Doris' Dumplings

Chinese cooking is just in my blood. I find it the easiest, most delicious food to cook, and it makes everyone very happy when I do so. My friends’ favourite thing that I cook is my dumplings. My aunty Doris taught me how to make them one Chinese New Year, and I’ve never looked back since. I’ve made them for nights in, dinner parties – you name it, people ate it there. They’re pretty freaking good, and surprisingly not difficult to make. Are you up for it?

I bet you are now! All you’ll need is…

2 Pack of Dumpling Skins (find this at your local Chinese supermarket)
1 Pack of Chives/Koo Chives
3 Carrots
1 Egg
2 Tsps of Cornflour
1 Tsp of Sugar
1/2 Tsp of Salt
4 Tbsps of Black Pepper
6 Tbsps of Olive Oil
1/2 Tsp of Chicken Concentrate/Chicken Powder
1 Pack of Minced Pork

If you don’t know where to get chicken powder and dumpling skins, head to your local Chinese supermarket, they’re bound to have them. The dumpling skins should be in the fridge section.

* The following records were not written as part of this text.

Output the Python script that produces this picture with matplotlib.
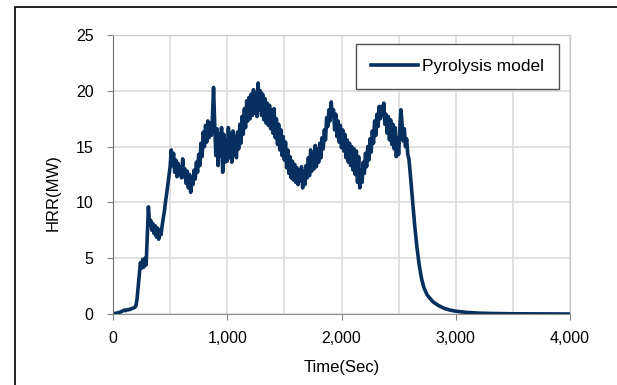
import numpy as np
from matplotlib import pyplot as plt
from matplotlib.patches import Rectangle

# HRR, 10 s steps from 0 to 2590 s
hrr_fire = [
    0.0, 0.02, 0.05, 0.08, 0.1, 0.12, 0.15, 0.2, 0.25, 0.3,
    0.35, 0.3, 0.35, 0.4, 0.38, 0.42, 0.45, 0.5, 0.55, 0.6,
    0.7, 1.3, 2.4, 3.6, 4.6, 4.1, 4.9, 4.2, 5.0, 4.4,
    7.0, 9.6, 8.0, 8.4, 7.5, 8.1, 7.2, 7.9, 6.9, 7.7,
    6.7, 7.5, 7.1, 7.9, 8.6, 9.2, 10.1, 10.8, 11.6, 12.4,
    13.2, 14.7, 13.3, 14.4, 12.7, 13.8, 12.3, 13.5, 12.5, 13.2,
    12.2, 13.9, 12.3, 13.0, 11.7, 12.8, 11.3, 12.5, 10.9, 12.3,
    11.6, 12.9, 12.1, 13.6, 12.7, 14.3, 13.3, 15.3, 14.1, 16.3,
    15.0, 16.9, 15.4, 17.3, 15.8, 17.1, 16.0, 17.5, 20.3, 17.0,
    14.2, 16.6, 13.3, 16.1, 14.2, 16.7, 12.7, 16.1, 13.6, 15.6,
    13.7, 16.7, 14.0, 16.2, 13.6, 16.4, 14.3, 15.9, 14.0, 16.3,
    14.8, 17.0, 15.3, 17.7, 16.1, 18.4, 16.7, 19.1, 17.3, 19.4,
    17.5, 19.7, 17.8, 20.1, 18.0, 19.8, 17.7, 20.7, 18.3, 20.0,
    17.8, 19.7, 17.4, 19.3, 17.1, 18.9, 16.9, 18.7, 16.6, 18.3,
    16.2, 18.4, 15.8, 17.5, 15.2, 17.0, 14.7, 16.5, 14.2, 15.9,
    13.8, 15.4, 13.1, 14.7, 12.6, 14.1, 12.2, 13.7, 12.0, 13.4,
    11.8, 13.1, 11.6, 12.9, 11.9, 13.2, 11.3, 12.8, 11.6, 13.3,
    12.2, 14.0, 12.4, 14.7, 12.8, 14.3, 13.0, 15.1, 13.2, 14.8,
    13.6, 15.3, 14.0, 15.8, 14.8, 16.5, 15.6, 17.6, 16.8, 18.3,
    17.3, 19.0, 17.8, 18.3, 16.5, 17.9, 15.9, 17.3, 15.4, 16.9,
    14.9, 16.5, 14.6, 16.1, 14.0, 15.6, 13.6, 15.3, 13.3, 15.0,
    12.9, 14.8, 12.5, 14.6, 11.8, 14.1, 11.3, 12.9, 11.8, 13.6,
    12.6, 14.4, 13.2, 15.0, 13.8, 15.7, 14.5, 16.4, 15.3, 17.3,
    16.0, 17.9, 16.8, 18.6, 17.5, 18.6, 17.8, 18.9, 17.0, 17.9,
    16.2, 17.7, 15.6, 17.4, 15.2, 17.0, 14.8, 16.7, 14.1, 15.8,
    14.3, 16.6, 18.3, 17.1, 15.5, 16.6, 15.0, 15.7, 14.3, 13.9,
]
time_fire = list(np.arange(0, 2600, 10))

# decay part after the fire
time_decay = [2600, 2620, 2640, 2660, 2680, 2700, 2720, 2750, 2800, 2850,
              2900, 2950, 3000, 3100, 3200, 3300, 3500, 3700, 4000]
hrr_decay = [12.8, 10.4, 8.0, 6.0, 4.4, 3.2, 2.4, 1.7, 1.1, 0.75,
             0.5, 0.35, 0.25, 0.14, 0.08, 0.05, 0.02, 0.01, 0.0]

time = time_fire + time_decay
hrr = hrr_fire + hrr_decay

plt.rcParams['font.family'] = ['Liberation Sans', 'DejaVu Sans']

fig = plt.figure(figsize=(6.17, 3.85), dpi=100)
ax = fig.add_axes([113 / 617, 71 / 385, 457 / 617, 279 / 385])

# outer frame (only left and top edges visible)
fig.add_artist(Rectangle((15 / 617, -0.1), 1.2, 1.1 - 7 / 385, transform=fig.transFigure,
                         fill=False, edgecolor='black', lw=1.2))

ax.plot(time, hrr, color='#06305f', lw=2.6, label='Pyrolysis model')

ax.set_xlim(0, 4000)
ax.set_ylim(0, 25)
ax.set_xticks([0, 1000, 2000, 3000, 4000])
ax.set_xticklabels(['0', '1,000', '2,000', '3,000', '4,000'])
ax.set_xticks([500, 1500, 2500, 3500], minor=True)
ax.set_yticks([0, 5, 10, 15, 20, 25])
ax.grid(True, which='both', color='#dcdcdc', lw=1.2)
ax.set_axisbelow(True)

ax.tick_params(axis='both', which='major', direction='out', length=4, color='#808080',
               labelsize=11.5, labelcolor='black')
ax.tick_params(axis='y', pad=10)
ax.tick_params(axis='x', pad=8)
ax.tick_params(which='minor', length=0)

ax.spines['left'].set_color('#707070')
ax.spines['bottom'].set_color('#909090')
ax.spines['top'].set_color('#c8c8c8')
ax.spines['right'].set_color('#c8c8c8')

ax.set_xlabel('Time(Sec)', fontsize=12)
ax.set_ylabel('HRR(MW)', fontsize=12)
ax.xaxis.set_label_coords(0.5, -0.165)
ax.yaxis.set_label_coords(-0.115, 0.437)

leg = ax.legend(loc='upper right', bbox_to_anchor=(0.976, 0.968), fontsize=12.5,
                fancybox=False, framealpha=1, edgecolor='#505050',
                handlelength=2.7, handletextpad=0.25, borderpad=0.85,
                borderaxespad=0)
leg.get_frame().set_linewidth(1)

fig.savefig('out.png', dpi=100)
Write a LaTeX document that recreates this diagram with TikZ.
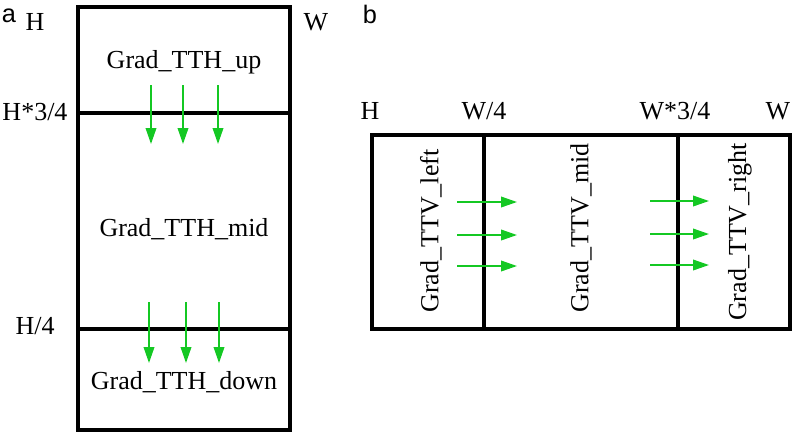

Firstly, chop up your chives into 2cm lengths. Chop up your carrots as thin as you can possibly get them (like little matchsticks) and make them around 3-4cm long. Chopping takes a while, so get this out of the way first.

Okay, all that chopping done, phew! Now for the fun part. Get out a big bowl, pour in your chopped carrots, chives, pork mince, cornflour, egg, sugar, salt, pepper, olive oil and chicken powder in (basically, everything but the dumpling skills).

Mix it all together until everything is well combined.

Get out your dumpling skins (make sure you defrost them fully if they’re frozen ones) and peel a dumpling skin from the top of the pack (be gentle as they’re very delicate). Pop a tbsp of your mixture in the centre of your dumpling, making sure there is plenty space around the sides (especially the top and bottom) of the skin to crimp it. This is hard to perfect – you don’t want too little of the mixture in it, but don’t put too much in as when you fold your dumplings you might break it/have the mixture spill out.

Fold the dumpling skin in half and press the loose edges of the skin so your mixture is snug inside.

Now you can leave them like that if you want, but for really professional dumplings, it’s time to learn to crimp them! Place your finger on a section of the dumpling and push the rest of the skin onto that finger, then move it away. Keep doing this so all of the crimped parts smoosh together. I’m pretty awful at explaining (sorry), so if you’re panicking as you are in the mood to impress, there are plenty of videos on Youtube. Hopefully this picture will provide some sort of mediocre guidance…


Now repeat this until you’ve used up all your dumpling skins.

Soon you’ll have an army of dumplings just waiting to be cooked.

When you’re done, put a pan on low heat and cover it with olive oil.

Fit as many of your little dumpling soldiers as you can onto your pan. You may have to do this in batches.

Boil some water and pour it over the dumplings until the water is halfway up the dumplings.

Now cover the pan. If you have a double-sided pan, perfect. If you have a cover for you pan, that’s great too. Unfortunately, I had neither at the time, so I got another pan to put on top of my pan to keep in the heat. Leave them to boil and bubble away the water. Check on it every now and again but without letting too much of the heat leave.

Once the water is all gone, they should be good to go.

Lift them out of the pan (some might stick together, but you can separate them once they’re on the dish) and pop them into a serving bowl/tray/plate/whatever you like.

Let them cool a little, but you can stare at them in pride for a while.

While you wait, you can mix up a dipping sauce for them. My go-to sauce is Chinese vinegar mixed with some ginger, but you can also go for the standard soya sauce dip too. This dish is perfect as nibbles or to be served alongside a rice or noodle dish.

Just a little tip – I always buy an extra pack of dumpling skins in case I have too much mixture. If I have too many dumpling skins, I’ll put the rest in the fridge or freezer to use another time. If you have too much of the filling, cook the mixture in a pan until the pork is cooked, make some rice and mix it in with that, topping it with soya sauce. Delicious!